**DATASET SECTION:**

# # # # # # #

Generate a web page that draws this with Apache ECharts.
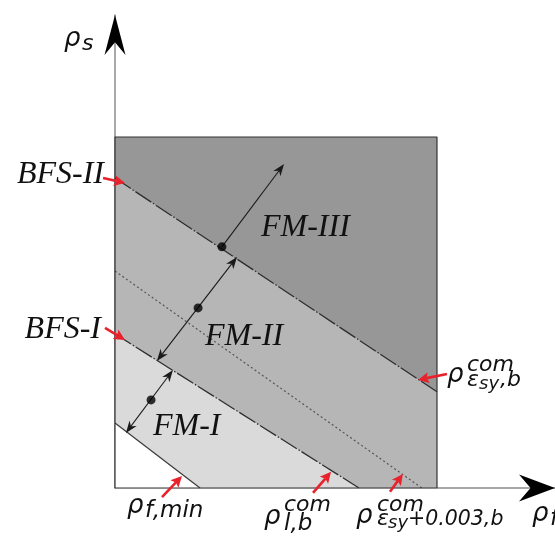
<!DOCTYPE html>
<html>
<head>
<meta charset="utf-8">
<script src="https://cdn.jsdelivr.net/npm/echarts@6/dist/echarts.min.js"></script>
<style>
  html, body { margin: 0; padding: 0; background: #ffffff; }
  #chart { width: 555px; height: 539px; }
</style>
</head>
<body>
<div id="chart"></div>
<script>
// Failure-mode map in the (rho_f, rho_s) plane.
// The design domain is the square 0..100 on both axes; axes run on past it to the arrow tips.
const BOX_MAX = 100;
const X_AXIS_MAX = 136.65;
const Y_AXIS_MAX = 134.76;

// Boundary lines, each given by its two end points on the edges of the domain
const bfs2Line   = [[0, 88.3], [100, 27.4]];   // BFS-II, rho_com(eps_sy,b)
const dottedLine = [[0, 61.8], [95.3, 0]];     // rho_com(eps_sy+0.003,b)
const bfs1Line   = [[0, 43.9], [75.8, 0]];     // BFS-I, rho_com(l,b)
const fMinLine   = [[0, 18.5], [26.4, 0]];     // rho_f,min

// Black arrows across the failure-mode bands: [x0, y0, x1, y1, headAtStart]
const modeArrows = [
  [33.2, 68.7, 52.5, 92.3, 0],
  [13.0, 36.2, 37.9, 65.8, 1],
  [3.4, 15.7, 18.0, 33.6, 1]
];
const modeDots = [[33.2, 68.7], [25.8, 51.3], [11.2, 25.1]];

// Red pointers to the boundary lines: [x0, y0, x1(tip), y1(tip)]
const pointers = [
  [-3.7, 88.3, 3.1, 86.9],
  [-3.1, 45.6, 3.1, 42.2],
  [103.1, 32.5, 94.1, 30.8],
  [14.6, -2.6, 20.8, 3.4],
  [61.5, -1.4, 67.1, 4.6],
  [85.4, -1.1, 89.4, 4.0]
];

// Axis arrow heads: [tailX, tailY, tipX, tipY]
const axisHeads = [
  [0, BOX_MAX, 0, Y_AXIS_MAX],
  [BOX_MAX, 0, X_AXIS_MAX, 0]
];

const C_DARK = '#979797', C_MID = '#b6b6b6', C_LIGHT = '#dadada';

const SERIF = "italic 32px 'Liberation Serif', 'Times New Roman', serif";
function mathFont(px) { return "oblique " + px + "px 'DejaVu Sans', 'Noto Sans', sans-serif"; }

// Text pieces: [text, x, baseline, size, kind, align]
const labels = [
  ['BFS-II', 104, 185, 32, 'serif', 'right'],
  ['BFS-I', 101, 340, 32, 'serif', 'right'],
  ['FM-III', 261, 238, 32, 'serif', 'left'],
  ['FM-II', 205, 347, 32, 'serif', 'left'],
  ['FM-I', 153, 437, 32, 'serif', 'left'],
  ['ρ', 64, 48, 26, 'math', 'left'], ['s', 82, 52, 22, 'math', 'left'],
  ['ρ', 127, 515, 26, 'math', 'left'], ['f,min', 145, 519, 23, 'math', 'left'],
  ['ρ', 264, 526, 26, 'math', 'left'], ['com', 284, 513, 22, 'math', 'left'], ['l,b', 284, 532, 23, 'math', 'left'],
  ['ρ', 356, 525, 26, 'math', 'left'], ['com', 377, 513, 22, 'math', 'left'],
  ['ε', 377, 527, 22, 'math', 'left'], ['sy', 388, 530, 18, 'math', 'left'], ['+0.003,b', 408, 527, 20.5, 'math', 'left'],
  ['ρ', 447, 384, 26, 'math', 'left'], ['com', 467, 373, 22, 'math', 'left'],
  ['ε', 467, 388, 22, 'math', 'left'], ['sy', 479, 391, 18, 'math', 'left'], [',b', 500, 388, 22, 'math', 'left'],
  ['ρ', 532, 523, 26, 'math', 'left'], ['f', 550, 527, 23, 'math', 'left']
];

function textElements() {
  return labels.map(function (l) {
    const serif = l[4] === 'serif';
    const mid = l[2] - (serif ? 0.3375 : 0.346) * l[3];
    return {
      type: 'text', x: l[1], y: mid, z: 200,
      style: {
        text: l[0],
        font: serif ? SERIF : mathFont(l[3]),
        fill: '#111111',
        align: l[5],
        verticalAlign: 'middle'
      }
    };
  });
}

// Arrow head polygon with a notch; returns points and the neck point for the shaft
function head(tip, from, len, half, notch) {
  const dx = tip[0] - from[0], dy = tip[1] - from[1];
  const l = Math.hypot(dx, dy) || 1;
  const ux = dx / l, uy = dy / l, nx = -uy, ny = ux;
  const bx = tip[0] - ux * len, by = tip[1] - uy * len;
  const neck = [tip[0] - ux * len * notch, tip[1] - uy * len * notch];
  return {
    points: [tip, [bx + nx * half, by + ny * half], neck, [bx - nx * half, by - ny * half]],
    neck: neck
  };
}

function arrowRenderer(opt) {
  return function (params, api) {
    const p0 = api.coord([api.value(0), api.value(1)]);
    const p1 = api.coord([api.value(2), api.value(3)]);
    const both = opt.startHeadDim != null && api.value(opt.startHeadDim) === 1;
    const children = [];
    let a = p0, b = p1;
    const h1 = head(p1, p0, opt.len, opt.half, opt.notch);
    children.push({ type: 'polygon', shape: { points: h1.points }, style: { fill: opt.color } });
    b = h1.neck;
    if (both) {
      const h0 = head(p0, p1, opt.len, opt.half, opt.notch);
      children.push({ type: 'polygon', shape: { points: h0.points }, style: { fill: opt.color } });
      a = h0.neck;
    }
    if (opt.shaft) {
      children.push({
        type: 'line',
        shape: { x1: a[0], y1: a[1], x2: b[0], y2: b[1] },
        style: { stroke: opt.color, lineWidth: opt.width }
      });
    }
    return { type: 'group', children: children };
  };
}

const DASH_DOT = [19, 2, 1.5, 2];

const chart = echarts.init(document.getElementById('chart'), null, { renderer: 'canvas' });

chart.setOption({
  animation: false,
  backgroundColor: '#ffffff',
  grid: { left: 115, right: 0, top: 15, bottom: 51, containLabel: false },
  xAxis: {
    type: 'value', min: 0, max: X_AXIS_MAX,
    axisLine: { show: true, lineStyle: { color: '#8c8c8c', width: 1.5 } },
    axisTick: { show: false }, axisLabel: { show: false }, splitLine: { show: false }
  },
  yAxis: {
    type: 'value', min: 0, max: Y_AXIS_MAX,
    axisLine: { show: true, lineStyle: { color: '#8c8c8c', width: 1.5 } },
    axisTick: { show: false }, axisLabel: { show: false }, splitLine: { show: false }
  },
  graphic: textElements(),
  series: [
    {
      name: 'FM-III', type: 'line', data: [[0, BOX_MAX], [BOX_MAX, BOX_MAX]],
      symbol: 'none', lineStyle: { width: 0 },
      areaStyle: { color: C_DARK, opacity: 1 }, z: 1
    },
    {
      name: 'BFS-II', type: 'line', data: bfs2Line, symbol: 'none',
      lineStyle: { color: '#2e2e2e', width: 1.3, type: DASH_DOT },
      areaStyle: { color: C_MID, opacity: 1 }, z: 2
    },
    {
      name: 'BFS-I', type: 'line', data: bfs1Line, symbol: 'none',
      lineStyle: { color: '#2e2e2e', width: 1.3, type: DASH_DOT },
      areaStyle: { color: C_LIGHT, opacity: 1 }, z: 3
    },
    {
      name: 'rho_f,min', type: 'line', data: fMinLine, symbol: 'none',
      lineStyle: { color: '#3a3a3a', width: 1.2 },
      areaStyle: { color: '#ffffff', opacity: 1 }, z: 4
    },
    {
      name: 'eps+0.003', type: 'line', data: dottedLine, symbol: 'none',
      lineStyle: { color: '#555555', width: 1.2, type: [2, 2.5] }, z: 5
    },
    {
      name: 'domain', type: 'line', symbol: 'none',
      data: [[0, 0], [0, BOX_MAX], [BOX_MAX, BOX_MAX], [BOX_MAX, 0], [0, 0]],
      lineStyle: { color: '#333333', width: 1.2 }, z: 6
    },
    {
      name: 'mode arrows', type: 'custom', clip: false, z: 7,
      renderItem: arrowRenderer({ color: '#1a1a1a', len: 12, half: 4.5, notch: 0.7, shaft: true, width: 1.1, startHeadDim: 4 }),
      encode: { x: [0, 2], y: [1, 3] },
      data: modeArrows
    },
    {
      name: 'dots', type: 'scatter', symbol: 'circle', symbolSize: 9,
      itemStyle: { color: '#000000' }, data: modeDots, z: 8
    },
    {
      name: 'pointers', type: 'custom', clip: false, z: 9,
      renderItem: arrowRenderer({ color: '#e8212b', len: 11, half: 5.5, notch: 0.8, shaft: true, width: 2.6 }),
      encode: { x: [0, 2], y: [1, 3] },
      data: pointers
    },
    {
      name: 'axis heads', type: 'custom', clip: false, z: 10,
      renderItem: function (params, api) {
        const vertical = params.dataIndex === 0;
        return arrowRenderer({
          color: '#000000', len: vertical ? 40 : 36, half: vertical ? 10.5 : 13.5,
          notch: 0.68, shaft: false
        })(params, api);
      },
      encode: { x: [0, 2], y: [1, 3] },
      data: axisHeads
    }
  ]
});
</script>
</body>
</html>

# # # # # # #

**GOAL:** Set out every line from the material that contains the string "with".

**ANSWER TO THIS PROBLEM:**
Generate a web page that draws this with Apache ECharts.
// Arrow head polygon with a notch; returns points and the neck point for the shaft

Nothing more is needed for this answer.